This is an extended question of this one: Is std::string suppose to have only Ascii characters
I want to build a simple console application that take an input from the user as set of characters. Those characters include 0->9
digits and a->z
letters.
I am dealing with input supposing that it is an Ascii. For example, I am using something like : static_cast<unsigned int>(my_char - '0')
to get the number as unsigned int
.
How can I make this code cross-platform? How can tell that I want the input to be Ascii always? Or I have missed a lot of concepts and static_cast<unsigned int>(my_char - '0')
is just a bad way?
P.S. In Ascii (at least) digits have sequenced order. However, in others encoding, I do not know if they have. (I am pretty sure that they are but there is no guarantee, right?)
How can force the user/OS to input an Ascii string
You cannot, unless you let the user specify the numeric values of such ASCII input.
It all depends how the terminal implementation used to serve std::cin
translates key strokes like 0
to a specific number, and what your toolchain expects to match that number with it's intrinsic translation for '0'
.
You simply shouldn't expect ASCII values explicitly (e.g. using magic numbers), but char
literals to provide portable code. The assumption that my_char - '0'
will result in the actual digits value is true for all character sets. The C++ standard states in [lex.charset]/3 that
The basic execution character set and the basic execution wide-character set shall each contain all the members of the basic source character set, plus control characters representing alert, backspace, and carriage return, plus a null character (respectively, null wide character), whose representation has all zero bits. For each basic execution character set, the values of the members shall be non-negative and distinct from one another. In both the source and execution basic character sets, the value of each character after 0 in the above list of decimal digits shall be one greater than the value of the previous.[...]
emphasis mine
You can't force or even verify that beforehand . "Evil user" can always sneak a UTF-8 encoded string into your application, with no characters above U+7F. And such string happens to be also Ascii-encoded.
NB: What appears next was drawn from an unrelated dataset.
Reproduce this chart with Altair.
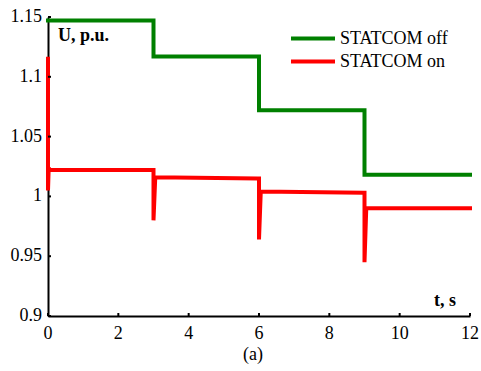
import altair as alt
import pandas as pd

# STATCOM off (green)
off_t = [0, 3, 3, 6, 6, 9, 9, 12]
off_u = [1.147, 1.147, 1.117, 1.117, 1.072, 1.072, 1.018, 1.018]

# STATCOM on (red)
on_t = [0, 0, 0.02, 0.05, 2.97, 3.0, 3.0, 3.05, 5.97, 6.0, 6.0, 6.05, 8.97, 9.0, 9.0, 9.05, 12]
on_u = [1.115, 1.005, 1.024, 1.022, 1.022, 1.022, 0.980, 1.016, 1.015, 1.015, 0.964, 1.004, 1.003, 1.003, 0.945, 0.990, 0.990]

x_ticks = [0, 2, 4, 6, 8, 10, 12]
x_labels = ["0", "2", "4", "6", "8", "10", "12"]
y_ticks = [0.9, 0.95, 1.0, 1.05, 1.1, 1.15]
y_labels = ["0.9", "0.95", "1", "1.05", "1.1", "1.15"]

series_names = ["STATCOM off", "STATCOM on"]
series_colors = ["#008000", "#ff0000"]

rows = []
for i, (t, u) in enumerate(zip(off_t, off_u)):
    rows.append({"t": t, "u": u, "series": "STATCOM off", "i": i})
for i, (t, u) in enumerate(zip(on_t, on_u)):
    rows.append({"t": t, "u": u, "series": "STATCOM on", "i": i})
df = pd.DataFrame(rows)

FONT = "Liberation Serif"
FS = 18

xscale = alt.Scale(domain=[0, 12], nice=False, zero=False)
yscale = alt.Scale(domain=[0.9, 1.15], nice=False, zero=False)
cscale = alt.Scale(domain=series_names, range=series_colors)

lines = alt.Chart(df).mark_line(strokeWidth=4, interpolate="linear", strokeCap="square").encode(
    x=alt.X("t:Q", scale=xscale,
            axis=alt.Axis(values=x_ticks, title=None, grid=False, labels=False, ticks=False,
                          domainColor="black", domainWidth=2)),
    y=alt.Y("u:Q", scale=yscale,
            axis=alt.Axis(values=y_ticks, title=None, grid=False, labels=False, ticks=False,
                          domainColor="black", domainWidth=2)),
    color=alt.Color("series:N", scale=cscale, legend=None),
    order="i:Q",
)

xdf = pd.DataFrame({"t": x_ticks, "lab": x_labels})
ydf = pd.DataFrame({"u": y_ticks, "lab": y_labels})

xlab = alt.Chart(xdf).mark_text(
    align="center", baseline="middle", font=FONT, fontSize=FS, color="black"
).encode(x=alt.X("t:Q", scale=xscale), y=alt.value(317), text="lab:N")

ylab = alt.Chart(ydf).mark_text(
    align="right", baseline="middle", font=FONT, fontSize=FS, color="black"
).encode(y=alt.Y("u:Q", scale=yscale), x=alt.value(-6), text="lab:N")

xtick = alt.Chart(xdf).mark_rule(color="black", strokeWidth=2).encode(
    x=alt.X("t:Q", scale=xscale), y=alt.value(299), y2=alt.value(296))

ytick = alt.Chart(ydf).mark_rule(color="black", strokeWidth=2).encode(
    y=alt.Y("u:Q", scale=yscale), x=alt.value(0), x2=alt.value(3))

def legend_entry(idx, ypix):
    d = pd.DataFrame({"series": [series_names[idx]]})
    rule = alt.Chart(d).mark_rule(strokeWidth=4).encode(
        x=alt.value(243), x2=alt.value(287), y=alt.value(ypix),
        color=alt.Color("series:N", scale=cscale, legend=None))
    txt = alt.Chart(d).mark_text(
        align="left", baseline="middle", font=FONT, fontSize=FS, color="black"
    ).encode(x=alt.value(292), y=alt.value(ypix), text="series:N")
    return rule + txt

leg_off = legend_entry(0, 21.5)
leg_on = legend_entry(1, 44.5)

ulabel = alt.Chart(pd.DataFrame({"s": ["U, p.u."]})).mark_text(
    align="left", baseline="middle", font=FONT, fontSize=FS, fontWeight="bold", color="black"
).encode(text="s:N", x=alt.value(10), y=alt.value(19))

tlabel = alt.Chart(pd.DataFrame({"s": ["t, s"]})).mark_text(
    align="left", baseline="middle", font=FONT, fontSize=FS, fontWeight="bold", color="black"
).encode(text="s:N", x=alt.value(386), y=alt.value(284))

alabel = alt.Chart(pd.DataFrame({"s": ["(a)"]})).mark_text(
    align="center", baseline="middle", font=FONT, fontSize=FS, color="black"
).encode(text="s:N", x=alt.value(205), y=alt.value(338))

chart = alt.layer(lines, xtick, ytick, xlab, ylab, leg_off, leg_on, ulabel, tlabel, alabel).properties(
    width=422, height=299,
    autosize=alt.AutoSizeParams(type="none"),
    padding={"left": 48, "top": 17, "right": 11, "bottom": 55},
    background="white",
).configure_view(stroke=None)

chart.save("out.html", embed_options={"renderer": "svg", "actions": False})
Also, whatever platform specific measure you take, user can pipe a UTF-16LE encoded file. Or /dev/urandom
Your mistakes string encoding with some magic property of an input stream - and it is not. It is, well, encoding, like JPEG or AVI, and must be handled exactly the same way - read an input, match with format, report errors on parsing failure.
For your case, if you want to accept only ASCII, read input stream byte by byte and throw/exit with error if you ever encounters a byte with the value outside ASCII domain.
However, if later you encounter a terminal providing data with some incompatible encoding, like UTF16LE, you have no choice but to write a detection (based on byte order mark) and a conversion routine.